**Collected data**:
>>>>>

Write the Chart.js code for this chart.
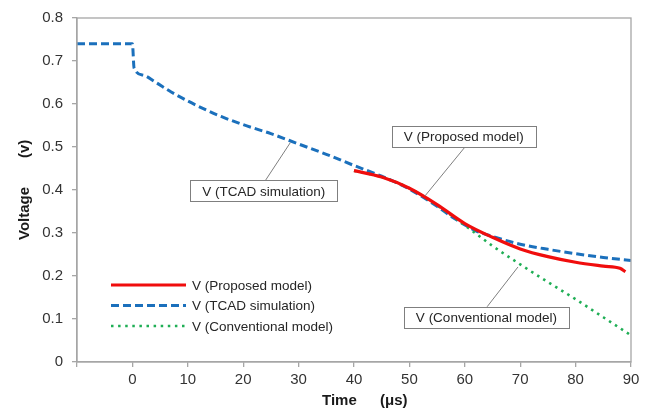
<!DOCTYPE html>
<html>
<head>
<meta charset="utf-8">
<script src="https://cdn.jsdelivr.net/npm/chart.js@4/dist/chart.umd.min.js"></script>
<style>
  html, body { margin: 0; padding: 0; background: #fff; }
  #wrap { width: 656px; height: 412px; }
</style>
</head>
<body>
<div id="wrap"><canvas id="myChart" width="656" height="412"></canvas></div>
<script>
// values
const timeProposed = [40, 45, 50, 55, 60, 65, 70, 75, 80, 85, 88, 89];
const vProposed    = [0.445, 0.430, 0.404, 0.366, 0.322, 0.290, 0.263, 0.245, 0.232, 0.223, 0.218, 0.210];

const timeTcad = [-10, 0, 0.3, 2, 4, 7, 10, 13, 16, 20, 25, 30, 35, 40, 45, 50, 55, 58, 62, 65, 70, 75, 80, 85, 90];
const vTcad    = [0.740, 0.740, 0.684, 0.667, 0.652, 0.628, 0.607, 0.588, 0.571, 0.552, 0.531, 0.507, 0.483, 0.457, 0.432, 0.402, 0.362, 0.335, 0.305, 0.292, 0.274, 0.262, 0.252, 0.243, 0.236];

const timeConv = [40, 45, 50, 55, 60, 65, 70, 75, 80, 85, 90];
const vConv    = [0.445, 0.430, 0.404, 0.364, 0.318, 0.270, 0.227, 0.186, 0.146, 0.104, 0.062];

const xTickValues = [-10, 0, 10, 20, 30, 40, 50, 60, 70, 80, 90];
const xTickLabels = ['', '0', '10', '20', '30', '40', '50', '60', '70', '80', '90'];
const yTickLabels = ['0', '0.1', '0.2', '0.3', '0.4', '0.5', '0.6', '0.7', '0.8'];

const seriesNames = ['V (Proposed model)', 'V (TCAD simulation)', 'V (Conventional model)'];

// callout boxes: centre of box, start and end of leader, in data units
const callouts = [
	{ text: 'V (Proposed model)', cx: 59.8, cy: 0.524, fx: 60.1, fy: 0.501, tx: 52.8, ty: 0.386 },
	{ text: 'V (TCAD simulation)', cx: 23.7, cy: 0.398, fx: 24.0, fy: 0.422, tx: 28.5, ty: 0.510 },
	{ text: 'V (Conventional model)', cx: 63.9, cy: 0.104, fx: 64.0, fy: 0.128, tx: 69.6, ty: 0.221 }
];

const FONT = '"Liberation Sans", Arial, sans-serif';
const axisGray = '#a6a6a6';

function pts(xs, ys) {
	return xs.map((x, i) => ({ x: x, y: ys[i] }));
}

const extras = {
	id: 'extras',
	afterDatasetsDraw(chart) {
		const ctx = chart.ctx;
		const a = chart.chartArea;
		const xs = chart.scales.x, ys = chart.scales.y;

		// box round the plot
		ctx.save();
		ctx.strokeStyle = axisGray;
		ctx.lineWidth = 1.3;
		ctx.strokeRect(a.left, a.top, a.right - a.left, a.bottom - a.top);
		ctx.restore();

		// callouts
		ctx.save();
		ctx.font = '13.5px ' + FONT;
		ctx.textAlign = 'center';
		ctx.textBaseline = 'middle';
		callouts.forEach(c => {
			const bx = xs.getPixelForValue(c.cx), by = ys.getPixelForValue(c.cy);
			ctx.strokeStyle = '#7f7f7f';
			ctx.lineWidth = 1;
			ctx.beginPath();
			ctx.moveTo(xs.getPixelForValue(c.fx), ys.getPixelForValue(c.fy));
			ctx.lineTo(xs.getPixelForValue(c.tx), ys.getPixelForValue(c.ty));
			ctx.stroke();
			const w = ctx.measureText(c.text).width + 24, h = 21;
			ctx.fillStyle = '#fff';
			ctx.fillRect(bx - w / 2, by - h / 2, w, h);
			ctx.strokeRect(Math.round(bx - w / 2) + 0.5, Math.round(by - h / 2) + 0.5, Math.round(w), h);
			ctx.fillStyle = '#262626';
			ctx.fillText(c.text, bx, by + 1);
		});
		ctx.restore();

		// legend
		ctx.save();
		ctx.font = '13.5px ' + FONT;
		ctx.textBaseline = 'middle';
		chart.data.datasets.forEach((ds, i) => {
			const y = a.bottom - 77 + i * 20.5;
			const x0 = a.left + 34;
			ctx.strokeStyle = ds.borderColor;
			ctx.lineWidth = ds.borderWidth;
			ctx.setLineDash(ds.borderDash || []);
			ctx.beginPath();
			ctx.moveTo(x0, y);
			ctx.lineTo(x0 + 75, y);
			ctx.stroke();
			ctx.setLineDash([]);
			ctx.fillStyle = '#262626';
			ctx.fillText(ds.label, x0 + 81, y + 1);
		});
		ctx.restore();

		// axis titles
		ctx.save();
		ctx.fillStyle = '#1a1a1a';
		ctx.font = 'bold 15px ' + FONT;
		ctx.textBaseline = 'middle';
		ctx.textAlign = 'left';
		ctx.fillText('Time', 322, 401);
		ctx.fillText('(\u03bcs)', 380, 401);
		ctx.translate(25, 0);
		ctx.rotate(-Math.PI / 2);
		ctx.fillText('Voltage', -240, 0);
		ctx.fillText('(v)', -158, 0);
		ctx.restore();
	}
};

const ctx = document.getElementById('myChart').getContext('2d');
const myChart = new Chart(ctx, {
	type: 'line',
	data: {
		datasets: [{
			label: seriesNames[0],
			data: pts(timeProposed, vProposed),
			borderColor: '#f00d0d',
			borderWidth: 3.2,
			cubicInterpolationMode: 'monotone',
			order: 0
		}, {
			label: seriesNames[1],
			data: pts(timeTcad, vTcad),
			borderColor: '#1b70bc',
			borderWidth: 3,
			borderDash: [8, 4],
			cubicInterpolationMode: 'monotone',
			order: 2
		}, {
			label: seriesNames[2],
			data: pts(timeConv, vConv),
			borderColor: '#1fae55',
			borderWidth: 2.6,
			borderDash: [2.5, 4.6],
			cubicInterpolationMode: 'monotone',
			order: 1
		}]
	},
	options: {
		responsive: false,
		animation: false,
		elements: { point: { radius: 0 } },
		layout: { padding: { left: 0, top: 11, right: 25, bottom: 0 } },
		plugins: {
			legend: { display: false },
			tooltip: { enabled: false }
		},
		scales: {
			x: {
				type: 'linear',
				min: -10,
				max: 90,
				afterBuildTicks: s => { s.ticks = xTickValues.map(v => ({ value: v })); },
				afterFit: s => { s.height = 50; },
				border: { color: axisGray, width: 1.3 },
				grid: { drawOnChartArea: false, drawTicks: true, tickLength: 5, color: axisGray, lineWidth: 1.3 },
				ticks: {
					autoSkip: false,
					maxRotation: 0,
					padding: 4,
					color: '#333',
					font: { family: FONT, size: 15 },
					callback: (v, i) => xTickLabels[i]
				}
			},
			y: {
				min: 0,
				max: 0.8,
				ticks: {
					stepSize: 0.1,
					padding: 9,
					color: '#333',
					font: { family: FONT, size: 15 },
					callback: (v, i) => yTickLabels[i]
				},
				afterFit: s => { s.width = 77; },
				border: { color: axisGray, width: 1.3 },
				grid: { drawOnChartArea: false, drawTicks: true, tickLength: 5, color: axisGray, lineWidth: 1.3 }
			}
		}
	},
	plugins: [extras]
});
</script>
</body>
</html>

<<<<<

**What you have to do**:
Copy out the whole listing exactly, and don't carry over any pictures.

**Result**:
Write the Chart.js code for this chart.
<!DOCTYPE html>
<html>
<head>
<meta charset="utf-8">
<script src="https://cdn.jsdelivr.net/npm/chart.js@4/dist/chart.umd.min.js"></script>
<style>
  html, body { margin: 0; padding: 0; background: #fff; }
  #wrap { width: 656px; height: 412px; }
</style>
</head>
<body>
<div id="wrap"><canvas id="myChart" width="656" height="412"></canvas></div>
<script>
// values
const timeProposed = [40, 45, 50, 55, 60, 65, 70, 75, 80, 85, 88, 89];
const vProposed    = [0.445, 0.430, 0.404, 0.366, 0.322, 0.290, 0.263, 0.245, 0.232, 0.223, 0.218, 0.210];

const timeTcad = [-10, 0, 0.3, 2, 4, 7, 10, 13, 16, 20, 25, 30, 35, 40, 45, 50, 55, 58, 62, 65, 70, 75, 80, 85, 90];
const vTcad    = [0.740, 0.740, 0.684, 0.667, 0.652, 0.628, 0.607, 0.588, 0.571, 0.552, 0.531, 0.507, 0.483, 0.457, 0.432, 0.402, 0.362, 0.335, 0.305, 0.292, 0.274, 0.262, 0.252, 0.243, 0.236];

const timeConv = [40, 45, 50, 55, 60, 65, 70, 75, 80, 85, 90];
const vConv    = [0.445, 0.430, 0.404, 0.364, 0.318, 0.270, 0.227, 0.186, 0.146, 0.104, 0.062];

const xTickValues = [-10, 0, 10, 20, 30, 40, 50, 60, 70, 80, 90];
const xTickLabels = ['', '0', '10', '20', '30', '40', '50', '60', '70', '80', '90'];
const yTickLabels = ['0', '0.1', '0.2', '0.3', '0.4', '0.5', '0.6', '0.7', '0.8'];

const seriesNames = ['V (Proposed model)', 'V (TCAD simulation)', 'V (Conventional model)'];

// callout boxes: centre of box, start and end of leader, in data units
const callouts = [
	{ text: 'V (Proposed model)', cx: 59.8, cy: 0.524, fx: 60.1, fy: 0.501, tx: 52.8, ty: 0.386 },
	{ text: 'V (TCAD simulation)', cx: 23.7, cy: 0.398, fx: 24.0, fy: 0.422, tx: 28.5, ty: 0.510 },
	{ text: 'V (Conventional model)', cx: 63.9, cy: 0.104, fx: 64.0, fy: 0.128, tx: 69.6, ty: 0.221 }
];

const FONT = '"Liberation Sans", Arial, sans-serif';
const axisGray = '#a6a6a6';

function pts(xs, ys) {
	return xs.map((x, i) => ({ x: x, y: ys[i] }));
}

const extras = {
	id: 'extras',
	afterDatasetsDraw(chart) {
		const ctx = chart.ctx;
		const a = chart.chartArea;
		const xs = chart.scales.x, ys = chart.scales.y;

		// box round the plot
		ctx.save();
		ctx.strokeStyle = axisGray;
		ctx.lineWidth = 1.3;
		ctx.strokeRect(a.left, a.top, a.right - a.left, a.bottom - a.top);
		ctx.restore();

		// callouts
		ctx.save();
		ctx.font = '13.5px ' + FONT;
		ctx.textAlign = 'center';
		ctx.textBaseline = 'middle';
		callouts.forEach(c => {
			const bx = xs.getPixelForValue(c.cx), by = ys.getPixelForValue(c.cy);
			ctx.strokeStyle = '#7f7f7f';
			ctx.lineWidth = 1;
			ctx.beginPath();
			ctx.moveTo(xs.getPixelForValue(c.fx), ys.getPixelForValue(c.fy));
			ctx.lineTo(xs.getPixelForValue(c.tx), ys.getPixelForValue(c.ty));
			ctx.stroke();
			const w = ctx.measureText(c.text).width + 24, h = 21;
			ctx.fillStyle = '#fff';
			ctx.fillRect(bx - w / 2, by - h / 2, w, h);
			ctx.strokeRect(Math.round(bx - w / 2) + 0.5, Math.round(by - h / 2) + 0.5, Math.round(w), h);
			ctx.fillStyle = '#262626';
			ctx.fillText(c.text, bx, by + 1);
		});
		ctx.restore();

		// legend
		ctx.save();
		ctx.font = '13.5px ' + FONT;
		ctx.textBaseline = 'middle';
		chart.data.datasets.forEach((ds, i) => {
			const y = a.bottom - 77 + i * 20.5;
			const x0 = a.left + 34;
			ctx.strokeStyle = ds.borderColor;
			ctx.lineWidth = ds.borderWidth;
			ctx.setLineDash(ds.borderDash || []);
			ctx.beginPath();
			ctx.moveTo(x0, y);
			ctx.lineTo(x0 + 75, y);
			ctx.stroke();
			ctx.setLineDash([]);
			ctx.fillStyle = '#262626';
			ctx.fillText(ds.label, x0 + 81, y + 1);
		});
		ctx.restore();

		// axis titles
		ctx.save();
		ctx.fillStyle = '#1a1a1a';
		ctx.font = 'bold 15px ' + FONT;
		ctx.textBaseline = 'middle';
		ctx.textAlign = 'left';
		ctx.fillText('Time', 322, 401);
		ctx.fillText('(\u03bcs)', 380, 401);
		ctx.translate(25, 0);
		ctx.rotate(-Math.PI / 2);
		ctx.fillText('Voltage', -240, 0);
		ctx.fillText('(v)', -158, 0);
		ctx.restore();
	}
};

const ctx = document.getElementById('myChart').getContext('2d');
const myChart = new Chart(ctx, {
	type: 'line',
	data: {
		datasets: [{
			label: seriesNames[0],
			data: pts(timeProposed, vProposed),
			borderColor: '#f00d0d',
			borderWidth: 3.2,
			cubicInterpolationMode: 'monotone',
			order: 0
		}, {
			label: seriesNames[1],
			data: pts(timeTcad, vTcad),
			borderColor: '#1b70bc',
			borderWidth: 3,
			borderDash: [8, 4],
			cubicInterpolationMode: 'monotone',
			order: 2
		}, {
			label: seriesNames[2],
			data: pts(timeConv, vConv),
			borderColor: '#1fae55',
			borderWidth: 2.6,
			borderDash: [2.5, 4.6],
			cubicInterpolationMode: 'monotone',
			order: 1
		}]
	},
	options: {
		responsive: false,
		animation: false,
		elements: { point: { radius: 0 } },
		layout: { padding: { left: 0, top: 11, right: 25, bottom: 0 } },
		plugins: {
			legend: { display: false },
			tooltip: { enabled: false }
		},
		scales: {
			x: {
				type: 'linear',
				min: -10,
				max: 90,
				afterBuildTicks: s => { s.ticks = xTickValues.map(v => ({ value: v })); },
				afterFit: s => { s.height = 50; },
				border: { color: axisGray, width: 1.3 },
				grid: { drawOnChartArea: false, drawTicks: true, tickLength: 5, color: axisGray, lineWidth: 1.3 },
				ticks: {
					autoSkip: false,
					maxRotation: 0,
					padding: 4,
					color: '#333',
					font: { family: FONT, size: 15 },
					callback: (v, i) => xTickLabels[i]
				}
			},
			y: {
				min: 0,
				max: 0.8,
				ticks: {
					stepSize: 0.1,
					padding: 9,
					color: '#333',
					font: { family: FONT, size: 15 },
					callback: (v, i) => yTickLabels[i]
				},
				afterFit: s => { s.width = 77; },
				border: { color: axisGray, width: 1.3 },
				grid: { drawOnChartArea: false, drawTicks: true, tickLength: 5, color: axisGray, lineWidth: 1.3 }
			}
		}
	},
	plugins: [extras]
});
</script>
</body>
</html>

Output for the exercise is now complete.